**SUPPLIED ENTRIES**
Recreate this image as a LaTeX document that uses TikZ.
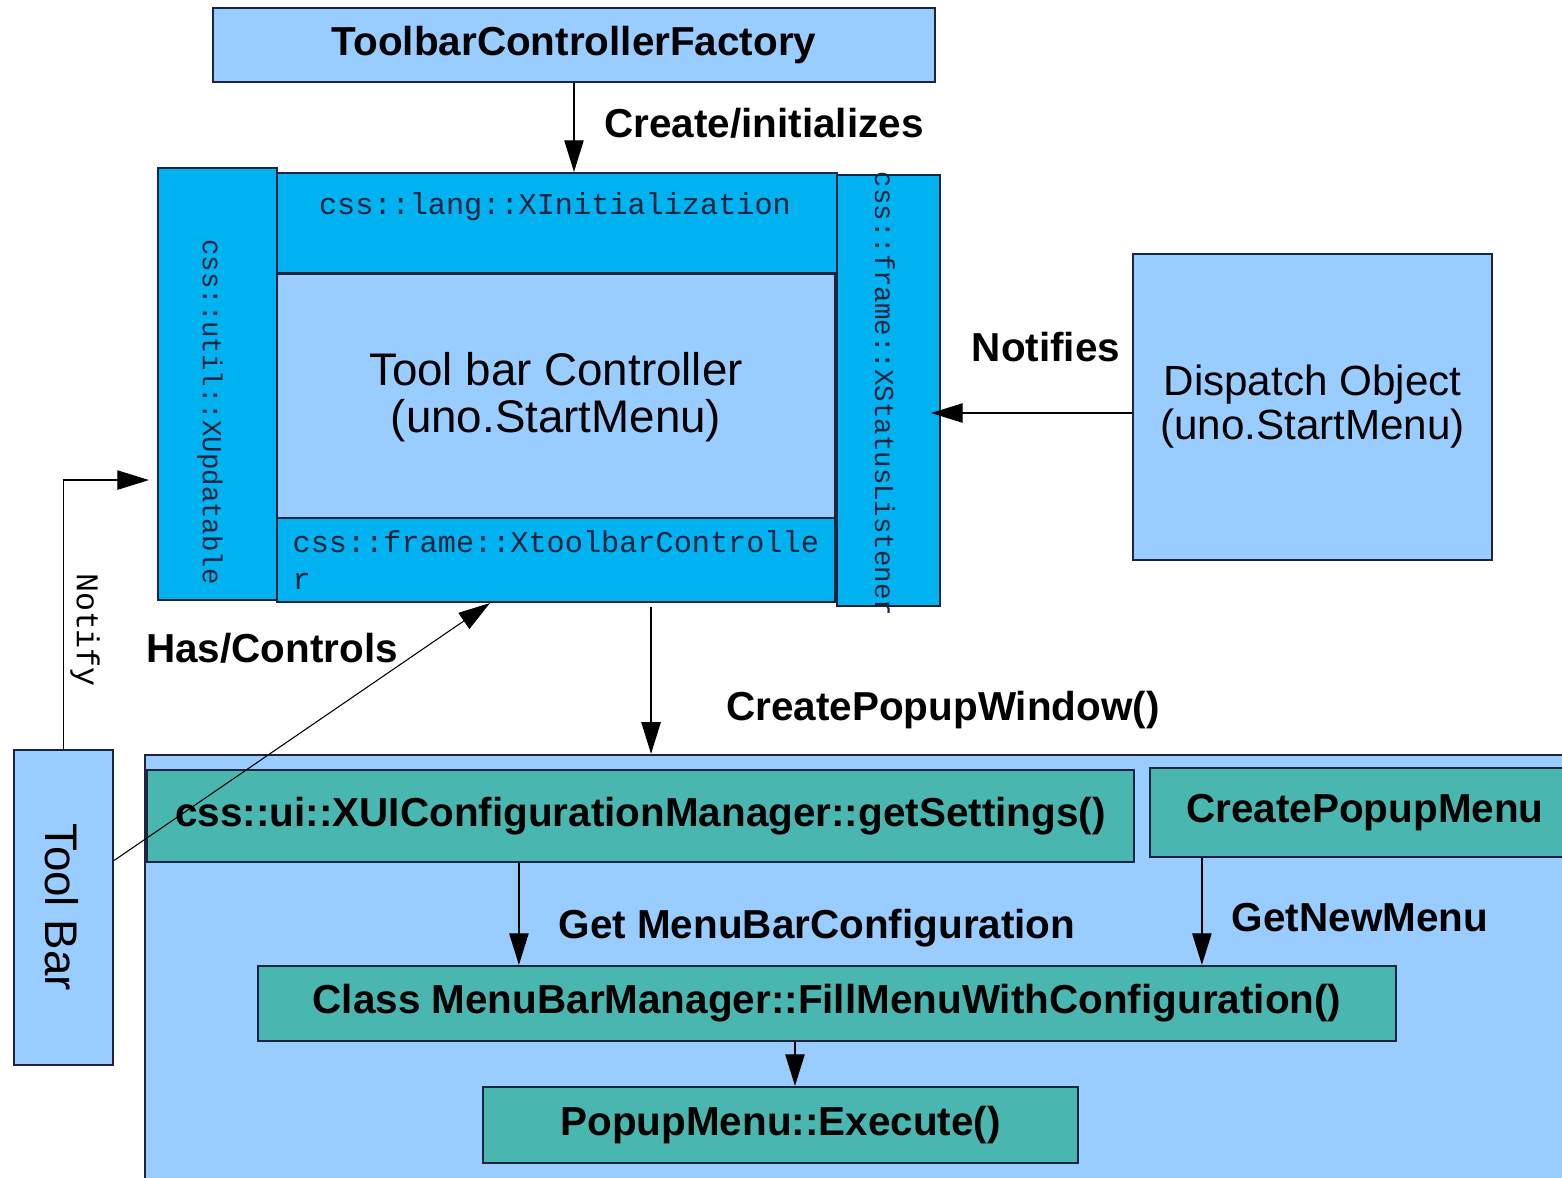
==
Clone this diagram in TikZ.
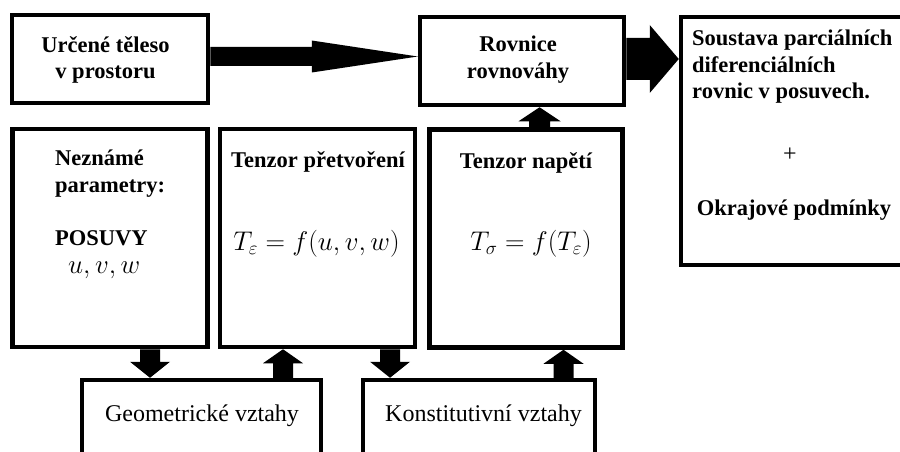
==
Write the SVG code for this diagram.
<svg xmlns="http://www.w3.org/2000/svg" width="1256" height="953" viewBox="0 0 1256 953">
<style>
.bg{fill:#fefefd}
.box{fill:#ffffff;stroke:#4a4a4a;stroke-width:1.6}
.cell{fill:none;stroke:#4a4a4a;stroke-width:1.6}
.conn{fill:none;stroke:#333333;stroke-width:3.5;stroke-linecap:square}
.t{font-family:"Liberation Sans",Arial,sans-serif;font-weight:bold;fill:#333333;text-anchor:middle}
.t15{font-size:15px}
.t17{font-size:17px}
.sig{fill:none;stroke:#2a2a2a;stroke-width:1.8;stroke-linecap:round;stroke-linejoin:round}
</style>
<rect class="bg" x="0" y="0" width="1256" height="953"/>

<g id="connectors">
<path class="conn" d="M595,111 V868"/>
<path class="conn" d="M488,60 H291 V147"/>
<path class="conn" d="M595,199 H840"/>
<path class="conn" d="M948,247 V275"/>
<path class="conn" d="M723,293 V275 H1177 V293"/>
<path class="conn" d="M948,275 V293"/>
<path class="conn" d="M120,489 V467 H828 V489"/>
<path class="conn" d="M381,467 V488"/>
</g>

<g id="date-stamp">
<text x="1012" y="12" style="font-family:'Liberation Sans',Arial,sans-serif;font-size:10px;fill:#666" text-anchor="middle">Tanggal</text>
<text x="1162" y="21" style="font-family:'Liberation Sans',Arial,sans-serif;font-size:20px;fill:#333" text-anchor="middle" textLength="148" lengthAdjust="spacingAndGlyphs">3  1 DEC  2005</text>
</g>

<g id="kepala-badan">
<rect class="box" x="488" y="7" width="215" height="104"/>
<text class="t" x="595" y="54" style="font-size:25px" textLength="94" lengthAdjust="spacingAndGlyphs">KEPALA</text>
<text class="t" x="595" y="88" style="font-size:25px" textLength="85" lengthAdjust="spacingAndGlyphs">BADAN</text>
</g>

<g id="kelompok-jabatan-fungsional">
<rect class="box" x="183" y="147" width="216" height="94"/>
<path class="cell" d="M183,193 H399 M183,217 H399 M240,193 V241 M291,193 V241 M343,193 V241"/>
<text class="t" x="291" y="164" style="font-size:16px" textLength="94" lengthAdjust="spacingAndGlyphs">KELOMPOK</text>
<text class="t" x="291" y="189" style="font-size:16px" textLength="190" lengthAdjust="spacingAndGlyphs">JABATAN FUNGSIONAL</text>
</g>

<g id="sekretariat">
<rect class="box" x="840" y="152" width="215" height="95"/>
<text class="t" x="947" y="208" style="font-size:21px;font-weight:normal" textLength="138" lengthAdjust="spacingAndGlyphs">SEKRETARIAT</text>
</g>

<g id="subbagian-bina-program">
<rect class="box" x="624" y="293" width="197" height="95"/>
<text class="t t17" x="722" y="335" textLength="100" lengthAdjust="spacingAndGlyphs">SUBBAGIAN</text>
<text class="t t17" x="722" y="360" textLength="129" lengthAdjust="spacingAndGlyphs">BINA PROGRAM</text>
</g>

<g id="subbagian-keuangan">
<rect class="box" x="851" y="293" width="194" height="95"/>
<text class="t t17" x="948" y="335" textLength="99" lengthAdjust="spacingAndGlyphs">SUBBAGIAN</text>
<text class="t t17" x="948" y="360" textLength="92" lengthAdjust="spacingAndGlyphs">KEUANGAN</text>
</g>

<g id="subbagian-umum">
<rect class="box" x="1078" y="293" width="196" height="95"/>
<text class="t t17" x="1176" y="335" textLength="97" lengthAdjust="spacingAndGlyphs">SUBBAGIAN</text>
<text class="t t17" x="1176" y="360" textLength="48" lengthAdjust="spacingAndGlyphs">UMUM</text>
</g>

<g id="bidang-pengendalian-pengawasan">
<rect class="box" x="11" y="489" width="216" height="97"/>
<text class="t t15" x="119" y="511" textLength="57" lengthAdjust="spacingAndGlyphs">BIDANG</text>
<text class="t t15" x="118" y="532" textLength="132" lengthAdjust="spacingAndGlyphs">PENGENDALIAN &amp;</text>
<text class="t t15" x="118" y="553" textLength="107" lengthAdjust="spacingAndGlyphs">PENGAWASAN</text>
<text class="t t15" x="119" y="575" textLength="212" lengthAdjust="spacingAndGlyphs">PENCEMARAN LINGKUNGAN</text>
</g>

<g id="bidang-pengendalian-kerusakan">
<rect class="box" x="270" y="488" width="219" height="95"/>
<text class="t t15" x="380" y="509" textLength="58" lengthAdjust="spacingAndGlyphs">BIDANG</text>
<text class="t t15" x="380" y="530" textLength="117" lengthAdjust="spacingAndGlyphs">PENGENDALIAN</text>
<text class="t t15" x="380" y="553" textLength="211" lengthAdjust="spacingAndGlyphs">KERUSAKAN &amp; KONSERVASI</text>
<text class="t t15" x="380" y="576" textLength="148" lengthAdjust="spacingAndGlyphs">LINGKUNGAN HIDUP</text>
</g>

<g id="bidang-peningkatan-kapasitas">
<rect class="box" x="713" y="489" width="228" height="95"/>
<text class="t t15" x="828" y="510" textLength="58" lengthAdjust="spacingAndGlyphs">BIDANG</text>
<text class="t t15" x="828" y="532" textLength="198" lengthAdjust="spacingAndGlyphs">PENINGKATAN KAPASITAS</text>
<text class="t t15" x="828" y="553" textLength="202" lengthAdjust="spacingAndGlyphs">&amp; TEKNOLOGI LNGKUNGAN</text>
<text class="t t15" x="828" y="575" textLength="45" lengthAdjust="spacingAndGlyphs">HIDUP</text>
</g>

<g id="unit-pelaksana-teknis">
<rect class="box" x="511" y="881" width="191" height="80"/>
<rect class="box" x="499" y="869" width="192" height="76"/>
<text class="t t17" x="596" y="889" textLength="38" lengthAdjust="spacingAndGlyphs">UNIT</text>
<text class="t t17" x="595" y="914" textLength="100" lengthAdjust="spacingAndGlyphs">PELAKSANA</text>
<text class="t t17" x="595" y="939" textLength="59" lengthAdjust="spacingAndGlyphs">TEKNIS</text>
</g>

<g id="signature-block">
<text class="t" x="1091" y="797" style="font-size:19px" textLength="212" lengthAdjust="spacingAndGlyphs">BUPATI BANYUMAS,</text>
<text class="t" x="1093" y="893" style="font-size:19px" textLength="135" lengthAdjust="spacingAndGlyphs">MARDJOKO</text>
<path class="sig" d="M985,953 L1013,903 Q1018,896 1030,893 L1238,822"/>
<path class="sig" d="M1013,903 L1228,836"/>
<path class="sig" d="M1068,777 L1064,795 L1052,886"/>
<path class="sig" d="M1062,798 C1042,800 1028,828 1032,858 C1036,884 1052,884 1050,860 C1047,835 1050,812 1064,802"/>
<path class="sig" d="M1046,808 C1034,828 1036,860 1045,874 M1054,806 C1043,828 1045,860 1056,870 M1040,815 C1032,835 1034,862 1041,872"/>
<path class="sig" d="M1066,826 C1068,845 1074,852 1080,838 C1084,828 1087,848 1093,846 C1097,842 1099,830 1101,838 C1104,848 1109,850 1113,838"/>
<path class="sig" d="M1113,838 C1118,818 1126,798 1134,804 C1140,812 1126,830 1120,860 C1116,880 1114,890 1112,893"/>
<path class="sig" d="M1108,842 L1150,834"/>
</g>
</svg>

**PROMPT**
Gather from the records above every line containing the string "TikZ".

**RESPONSE**
Recreate this image as a LaTeX document that uses TikZ.
Clone this diagram in TikZ.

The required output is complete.